# [Raw data]

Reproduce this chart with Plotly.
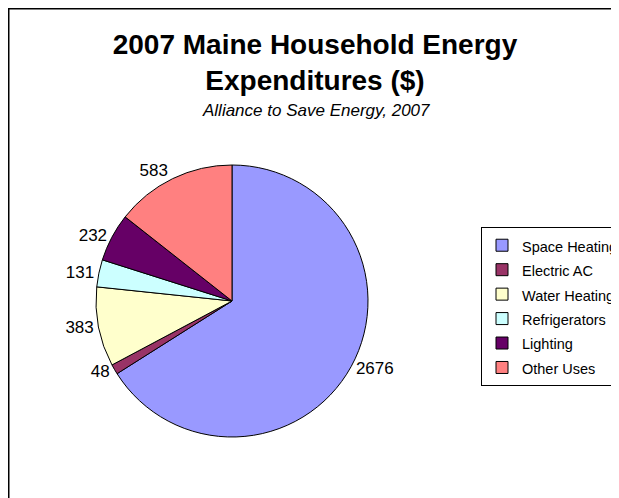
import plotly.graph_objects as go

categories = ["Space Heating", "Electric AC", "Water Heating", "Refrigerators", "Lighting", "Other Uses"]
values = [2676, 48, 383, 131, 232, 583]
colors = ["#9999FF", "#993366", "#FFFFCC", "#CCFFFF", "#660066", "#FF8080"]

FONT = "Arial, Liberation Sans, sans-serif"

# page body has an 8px margin, so the figure is sized to fill the rest of the window
W, H = 611, 490

# pie: centre (224, 293) from the figure's top-left, radius 136
cx, cy, r = 224, 293, 136

# legend entries: a slightly smaller text inside a taller legend line
legend_labels = ["<span style='font-size:14.5px'>%s</span>" % c for c in categories]

fig = go.Figure()
fig.add_trace(go.Pie(
    labels=legend_labels,
    values=values,
    sort=False,
    direction="clockwise",
    rotation=0,
    marker=dict(colors=colors, line=dict(color="black", width=1)),
    textinfo="value",
    textposition="outside",
    outsidetextfont=dict(family=FONT, size=17, color="black"),
    domain=dict(x=[(cx - r) / W, (cx + r) / W],
                y=[(H - cy - r) / H, (H - cy + r) / H]),
    hoverinfo="label+value+percent",
))

fig.update_layout(
    width=W, height=H,
    margin=dict(l=0, r=0, t=0, b=0, autoexpand=False),
    paper_bgcolor="white",
    plot_bgcolor="white",
    font=dict(family=FONT, color="black"),
    title=dict(
        text="<b>2007 Maine Household Energy<br>Expenditures ($)</b>",
        x=307 / W, xanchor="center",
        y=1 - 46 / H, yanchor="top", yref="container",
        font=dict(family=FONT, size=28, color="black"),
    ),
    annotations=[dict(
        text="<i>Alliance to Save Energy, 2007</i>",
        x=308 / W, xref="paper", xanchor="center",
        y=1 - 91 / H, yref="paper", yanchor="top",
        showarrow=False,
        font=dict(family=FONT, size=17, color="black"),
    )],
    legend=dict(
        x=473 / W, xanchor="left",
        y=1 - 219 / H, yanchor="top",
        bordercolor="black", borderwidth=1,
        bgcolor="white",
        font=dict(family=FONT, size=16.5, color="black"),
    ),
    shapes=[dict(
        type="rect", xref="paper", yref="paper",
        x0=0.75 / W, x1=1.1, y0=-0.1, y1=1 - 0.75 / H,
        line=dict(color="black", width=1.5),
        fillcolor="rgba(0,0,0,0)",
        layer="below",
    )],
)

fig.write_html("out.html")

# [What is required]
The lines from the start of the data through the line that contains "W, H = 611, 490" are to be returned exactly, please, with both ends included and every picture left out.

# [Correct result]
Reproduce this chart with Plotly.
import plotly.graph_objects as go

categories = ["Space Heating", "Electric AC", "Water Heating", "Refrigerators", "Lighting", "Other Uses"]
values = [2676, 48, 383, 131, 232, 583]
colors = ["#9999FF", "#993366", "#FFFFCC", "#CCFFFF", "#660066", "#FF8080"]

FONT = "Arial, Liberation Sans, sans-serif"

# page body has an 8px margin, so the figure is sized to fill the rest of the window
W, H = 611, 490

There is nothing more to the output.